Nick Pribus, a business consultant from Chicago, brought Foodmaster to KZ.  He 1st went to Moscow in 1992, & then KZ in 1993 when he worked in real estate.  His model then was:  buy real estate; sell real estate; repeat.  Then in 2008 he moved into the 5 stages of grief:

  1. denial that the crisis of 2008 didn’t exist
  2. anger through 2009
  3. bargaining in 2010 @ the expense of everything else
  4. depression in 2011
  5. & finally, the comeback with undiscovered opportunities in 2012.

His contention is KZ offers the best opportunities because of its uniqueness & it’s much easier to work there because of its people, who are open, smart, & unlike many others in the region, look for win/win situations.  Foreign investors don’t understand KZ-they don’t want 200 page legal documents:  they want to resolve problems over dinner with a good relationship.  They are not politicians for sale;  they are pragmatic & straightforward.  KZ is #2 in the world behind Australia based on arable land & #3 in oil & gas on a per capita basis.  Beef from KZ is in much the same position as was sea bass from Chile years ago.

Attorney Alex Nisengolts from Chicago talked about “Opening a business in KZ.” Doing business in Kazakhstan (final) – Alex Nisengolts 17 May 2013 Early in his law career a mentor suggested he focus on KZ & since he met his wife there in 1994, he has built his career & family there since then.  KZ has changed dramatically in the past few years with strong GDP growth of 5-7%.  The middle class has grown by a factor of 8 in purchasing power parity terms.  Poverty has been reduced from 46% of the population to 5% resulting in many new consumers entering the market.  Investors have 3 options:

  1. open a representative office
  2. open a branch
  3. open an LLC/joint stock company

To set-up a business, you need the appropriate documents & a license.  The currency is convertible @ the rate of 151 Tenge/US$.  Big transactions must be cleared by the national bank.  Transfer pricing must be done @ arm’s length.  Labor is employee friendly, as hiring is not @ will.  Work permits for ex-pats are limited to 30% of management & 10% of professional & skilled workers.  Taxes are low with a corporate tax rate of 20% & personal income tax rate of 10%.  Dividends & capital gains can be tax exempt.  Tax residency rules are similar to those in the U.S.  You must negotiate with the tax authorities on issues of permanent establishment & the location of management.  Legislation changes frequently, so you must do robust tax & legal planning.  Do your due diligence, comply with the law, & avoid tax havens.

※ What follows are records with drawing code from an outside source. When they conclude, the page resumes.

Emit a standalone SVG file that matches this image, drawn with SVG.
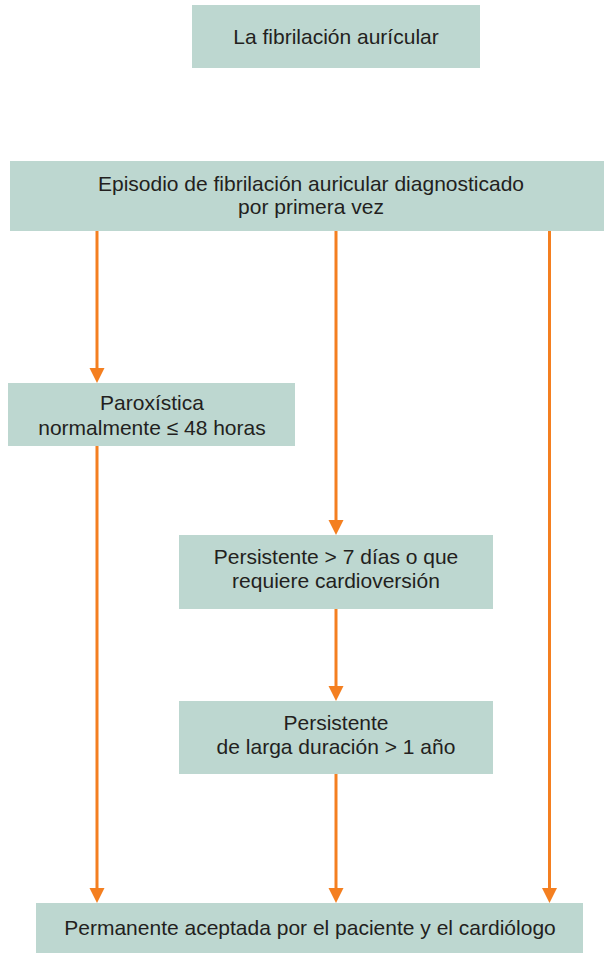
<svg xmlns="http://www.w3.org/2000/svg" width="604" height="953" viewBox="0 0 604 953">
<style>
.box{fill:#BDD7D0}
.t{font-family:"Liberation Sans",Arial,sans-serif;font-size:21px;fill:#231F20;text-anchor:middle}
.c{stroke:#F47F20;stroke-width:3;fill:none}
.h{fill:#F47F20}
</style>
<rect width="604" height="953" fill="#ffffff"/>
<g id="n-title"><rect class="box" x="192" y="5" width="288" height="63"/><text class="t" x="336" y="44">La fibrilación aurícular</text></g>
<g id="n-episodio"><rect class="box" x="10" y="161" width="594" height="70"/><text class="t" x="311" y="190.5">Episodio de fibrilación auricular diagnosticado</text><text class="t" x="311" y="214">por primera vez</text></g>
<g id="n-parox"><rect class="box" x="8" y="383" width="287" height="63"/><text class="t" x="152" y="409.5">Paroxística</text><text class="t" x="152" y="434.5">normalmente ≤ 48 horas</text></g>
<g id="n-pers"><rect class="box" x="179" y="535" width="314" height="74"/><text class="t" x="336" y="563.5">Persistente &gt; 7 días o que</text><text class="t" x="336" y="587.5">requiere cardioversión</text></g>
<g id="n-larga"><rect class="box" x="179" y="701" width="314" height="73"/><text class="t" x="336" y="729.5">Persistente</text><text class="t" x="336" y="753.5">de larga duración &gt; 1 año</text></g>
<g id="n-perm"><rect class="box" x="36" y="903" width="547" height="50"/><text class="t" x="310" y="934.5">Permanente aceptada por el paciente y el cardiólogo</text></g>
<g id="connectors">
<line class="c" x1="97" y1="231" x2="97" y2="370"/><polygon class="h" points="89.5,368 104.5,368 97,383"/>
<line class="c" x1="97" y1="446" x2="97" y2="890"/><polygon class="h" points="89.5,888 104.5,888 97,903"/>
<line class="c" x1="336" y1="231" x2="336" y2="522"/><polygon class="h" points="328.5,520 343.5,520 336,535"/>
<line class="c" x1="336" y1="609" x2="336" y2="688"/><polygon class="h" points="328.5,686 343.5,686 336,701"/>
<line class="c" x1="336" y1="774" x2="336" y2="890"/><polygon class="h" points="328.5,888 343.5,888 336,903"/>
<line class="c" x1="549.5" y1="231" x2="549.5" y2="890"/><polygon class="h" points="542,888 557,888 549.5,903"/>
</g>
</svg>
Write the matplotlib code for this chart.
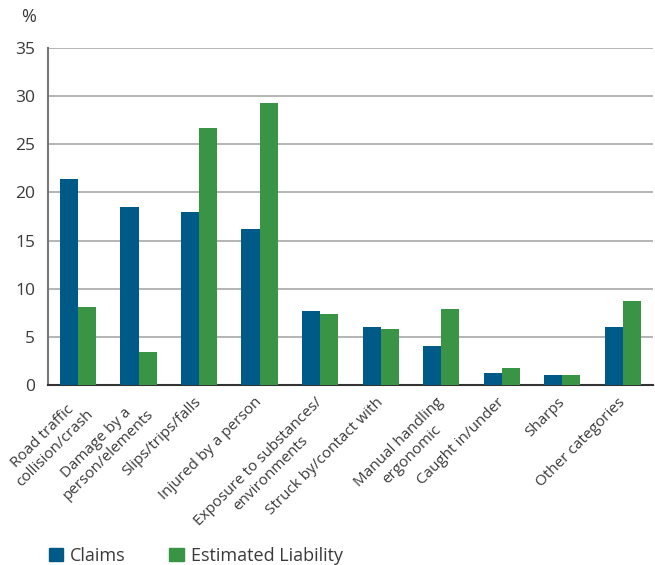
import matplotlib
matplotlib.use('Agg')
import matplotlib.pyplot as plt
import matplotlib.transforms as mtransforms
import numpy as np
from matplotlib.patches import Patch

plt.rcParams['font.family'] = ['Open Sans', 'DejaVu Sans']

# 数据
categories = ['Road traffic\ncollision/crash', 'Damage by a\nperson/elements', 'Slips/trips/falls',
              'Injured by a person', 'Exposure to substances/\nenvironments', 'Struck by/contact with',
              'Manual handling\nergonomic', 'Caught in/under', 'Sharps', 'Other categories']
claims = [21.4, 18.5, 18.0, 16.2, 7.7, 6.0, 4.05, 1.25, 1.05, 6.0]
liability = [8.1, 3.4, 26.7, 29.3, 7.4, 5.8, 7.9, 1.75, 1.05, 8.7]
yticks = [0, 5, 10, 15, 20, 25, 30, 35]

blue = '#005a87'
green = '#3a9446'
text_col = '#3a3a3a'

fig = plt.figure(figsize=(6.55, 5.65), dpi=100)
ax = fig.add_axes([0.073, 0.3186, 0.924, 0.5964])

x = np.arange(len(categories))
w = 0.3
ax.bar(x - w / 2, claims, w, color=blue, zorder=3)
ax.bar(x + w / 2, liability, w, color=green, zorder=3)

ax.set_xlim(-0.5, len(categories) - 0.5)
ax.set_ylim(0, 35)
ax.set_yticks(yticks)
ax.yaxis.grid(True, color='#a8a8a8', lw=1.2, zorder=0)
ax.set_axisbelow(True)

for s in ['top', 'right']:
    ax.spines[s].set_visible(False)
ax.spines['left'].set_color('#777777')
ax.spines['left'].set_linewidth(1.5)
ax.spines['bottom'].set_color('#333333')
ax.spines['bottom'].set_linewidth(1.5)

ax.tick_params(axis='y', length=0, pad=9, labelsize=12.5, labelcolor=text_col)
ax.tick_params(axis='x', length=0, pad=7, labelsize=11, labelcolor=text_col)
ax.set_xticks(x)
ax.set_xticklabels(categories, rotation=45, ha='right', va='top', multialignment='center',
                   rotation_mode='anchor')
# 标签稍微左移
offset = mtransforms.ScaledTranslation(-5 / 100, 0, fig.dpi_scale_trans)
for lab in ax.get_xticklabels():
    lab.set_transform(lab.get_transform() + offset)

fig.text(0.033, 0.97, '%', fontsize=13, color=text_col, va='center')

handles = [Patch(color=blue, label='Claims'), Patch(color=green, label='Estimated Liability')]
fig.legend(handles=handles, loc='lower left', bbox_to_anchor=(0.055, -0.022), ncol=2, frameon=False,
           fontsize=13, labelcolor=text_col, handlelength=0.8, handleheight=0.8,
           handletextpad=0.4, columnspacing=2.4, borderaxespad=0.3)

fig.savefig('out.png', dpi=100)
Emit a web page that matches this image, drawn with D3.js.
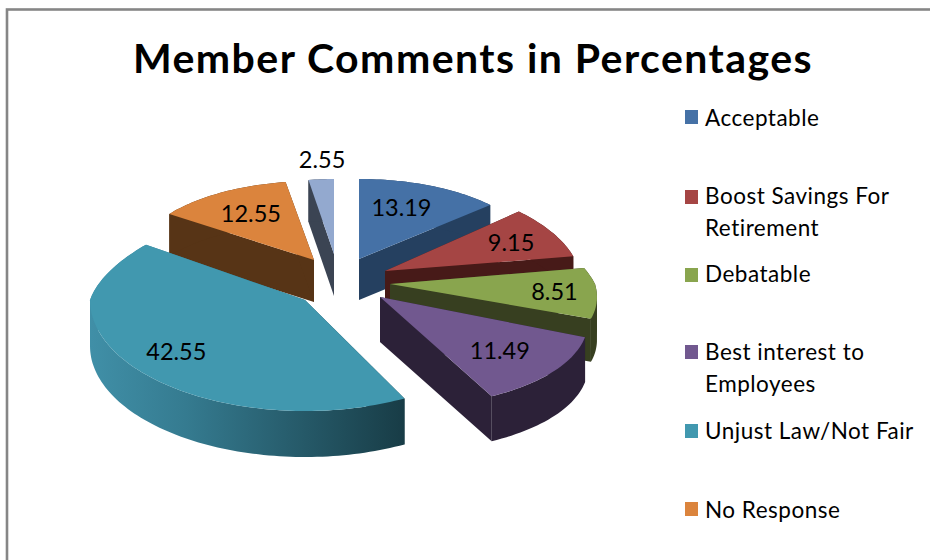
<!DOCTYPE html>
<html><head><meta charset="utf-8">
<script src="https://cdn.jsdelivr.net/npm/d3@7/dist/d3.min.js"></script>
<style>html,body{margin:0;padding:0;background:#fff}svg{display:block}text{font-family:Lato,"Open Sans",sans-serif;fill:#000}</style>
</head><body><svg id="c" width="930" height="560"></svg>
<script>
// data
const sliceNames = ["Acceptable","Boost Savings For Retirement","Debatable","Best interest to Employees","Unjust Law/Not Fair","No Response","Other"];
const sliceValues = [13.19,9.15,8.51,11.49,42.55,12.55,2.55];
const valueLabels = ["13.19","9.15","8.51","11.49","42.55","12.55","2.55"];
const legendLines = [["Acceptable"],["Boost Savings For","Retirement"],["Debatable"],["Best interest to","Employees"],["Unjust Law/Not Fair"],["No Response"]];
const topColors = ["#4571a6","#a54544","#89a54e","#71588f","#4198af","#db843d","#93a9cf"];
const wallColors = ["#254060","#471a18","#373f20","#2c2138","url(#tealWall)","#573416","#3b4453"];
const titleText = "Member Comments in Percentages";

// layout (perspective-ish 3D pie: each exploded slice has its own offset and radii)
const center = {x:340,y:280};
const sliceLayout = [
 {dx:19, dy:-21,rx:178,ryB:80, ryF:80, depth:41,taper:0,    flare:0,   lx:-2, ly:-6},
 {dx:45, dy:-9, rx:194,ryB:88, ryF:88, depth:42,taper:0.095,flare:0,   lx:18, ly:-4},
 {dx:50, dy:4,  rx:205,ryB:97, ryF:97, depth:43,taper:0.24, flare:0.14,lx:38, ly:2},
 {dx:40, dy:17, rx:205,ryB:112,ryF:112,depth:45,taper:0,    flare:0.2, lx:25, ly:8},
 {dx:-35,dy:20, rx:215,ryB:95, ryF:111,depth:46,taper:0.155,flare:0,   lx:-28,ly:7},
 {dx:-26,dy:-20,rx:178,ryB:79, ryF:79, depth:42,taper:0,    flare:0,   lx:-5, ly:-5},
 {dx:-6, dy:-26,rx:160,ryB:75, ryF:75, depth:42,taper:0,    flare:0,   lx:-4, ly:-48}
];
const drawOrder = [6,5,0,1,2,3,4];
const legendRows = [{sw:110,base:[126]},{sw:190,base:[204,236]},{sw:268,base:[282]},{sw:345,base:[360,392]},{sw:424,base:[439]},{sw:502,base:[518]}];

const svg = d3.select("#c");
const defs = svg.append("defs");
const g = defs.append("linearGradient").attr("id","tealWall").attr("gradientUnits","userSpaceOnUse")
  .attr("x1",91).attr("x2",405).attr("y1",0).attr("y2",0);
g.append("stop").attr("offset",0).attr("stop-color","#408fa7");
g.append("stop").attr("offset",0.3).attr("stop-color","#357b90");
g.append("stop").attr("offset",1).attr("stop-color","#183c46");

svg.append("rect").attr("width",930).attr("height",560).attr("fill","#fff");
svg.append("rect").attr("x",7).attr("y",9.5).attr("width",1000).attr("height",1000)
  .attr("fill","none").attr("stroke","#868686").attr("stroke-width",2.6);

svg.append("text").attr("x",473).attr("y",73).attr("text-anchor","middle")
  .attr("font-size",41).attr("font-weight",700).attr("letter-spacing",1.45).text(titleText);

const arcs = d3.pie().sort(null).value(d=>d)(sliceValues);
const line = d3.line().x(d=>d[0]).y(d=>d[1]);

function pt(L,a,ax,ay){
  const c=Math.cos(a), s=Math.sin(a);
  const f=c>0?1-L.taper*c:1-L.flare*c;
  return [ax+L.rx*s*f, ay-(c>0?L.ryB:L.ryF)*c];
}
// split a rim wherever its horizontal direction reverses, so extruded strips never fold
function monotoneRuns(rim){
  const runs=[]; let run=[rim[0]], dir=0;
  for(let k=1;k<rim.length;k++){
    const d=Math.sign(rim[k][0]-rim[k-1][0]);
    if(dir&&d&&d!==dir){runs.push(run);run=[rim[k-1]];}
    if(d)dir=d;
    run.push(rim[k]);
  }
  runs.push(run);
  return runs;
}
drawOrder.forEach(i=>{
  const A=arcs[i], L=sliceLayout[i], ax=center.x+L.dx, ay=center.y+L.dy;
  const n=Math.max(8,Math.ceil((A.endAngle-A.startAngle)*40));
  const rim=d3.range(n+1).map(k=>pt(L,A.startAngle+(A.endAngle-A.startAngle)*k/n,ax,ay));
  const down=p=>[p[0],p[1]+L.depth];
  const apex=[ax,ay];
  const node=svg.append("g").attr("class","slice");
  // walls: the two cut faces and the outer rim
  const walls=[
    [apex,rim[0],down(rim[0]),down(apex)],
    [apex,rim[n],down(rim[n]),down(apex)],
    ...monotoneRuns(rim).map(r=>[...r,...r.map(down).reverse()])
  ];
  walls.forEach(w=>node.append("path").attr("d",line(w)+"Z").attr("fill",wallColors[i]));
  node.append("path").attr("d",line([apex,...rim])+"Z").attr("fill",topColors[i]);
});

arcs.forEach((A,i)=>{
  const L=sliceLayout[i], ax=center.x+L.dx, ay=center.y+L.dy, mid=(A.startAngle+A.endAngle)/2;
  const c=Math.cos(mid), s=Math.sin(mid);
  const x=ax+0.62*L.rx*s+L.lx, y=ay-0.62*(c>0?L.ryB:L.ryF)*c+L.ly;
  svg.append("text").attr("x",x).attr("y",y).attr("dy","0.35em").attr("text-anchor","middle")
    .attr("font-size",23.5).text(valueLabels[i]);
});

legendLines.forEach((lines,i)=>{
  const R=legendRows[i];
  svg.append("rect").attr("x",685).attr("y",R.sw).attr("width",13).attr("height",14).attr("fill",topColors[i]);
  lines.forEach((t,k)=>svg.append("text").attr("x",705).attr("y",R.base[k])
    .attr("font-size",22.5).attr("letter-spacing",0.5).text(t));
});
</script></body></html>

  • KZ is working on joining the WTO ASAP & the US supports this.  Politicians & administrators are accessible, so get good local partners.  Don’t just show up to sell-build relationships.
  • Metals, & oil & gas constitute 85% of KZ’s natural resources, but they are committed to reducing this proportion to 60% in the next 5-6 years.
  • Their oil fund was founded in 2000 & modeled after Norway’s program to the tune of $15B from a banking account from their oil surplus.  It makes annual transfers to social programs & invests in government bonds, hedge funds, & PE funds.
  • The best US travel connections to KZ  are via Amsterdam & English is acceptable as the language of business in cosmopolitan Almaty.
  • Opportunities are in retail & industry, as KZ needs equipment.  Shopping malls are attractive, but the economy is not as scalable as in China.  To take advantage of all the arable land, don’t buy land, rather invest in viable businesses-there are many inputs & outputs which still aren’t there.  Special Export Zones & rapid depreciation are other opportunities.
  • The central Asian customs union of which KZ is a member provides access to 170M consumers. KZ is getting financial help from the US & the World Bank.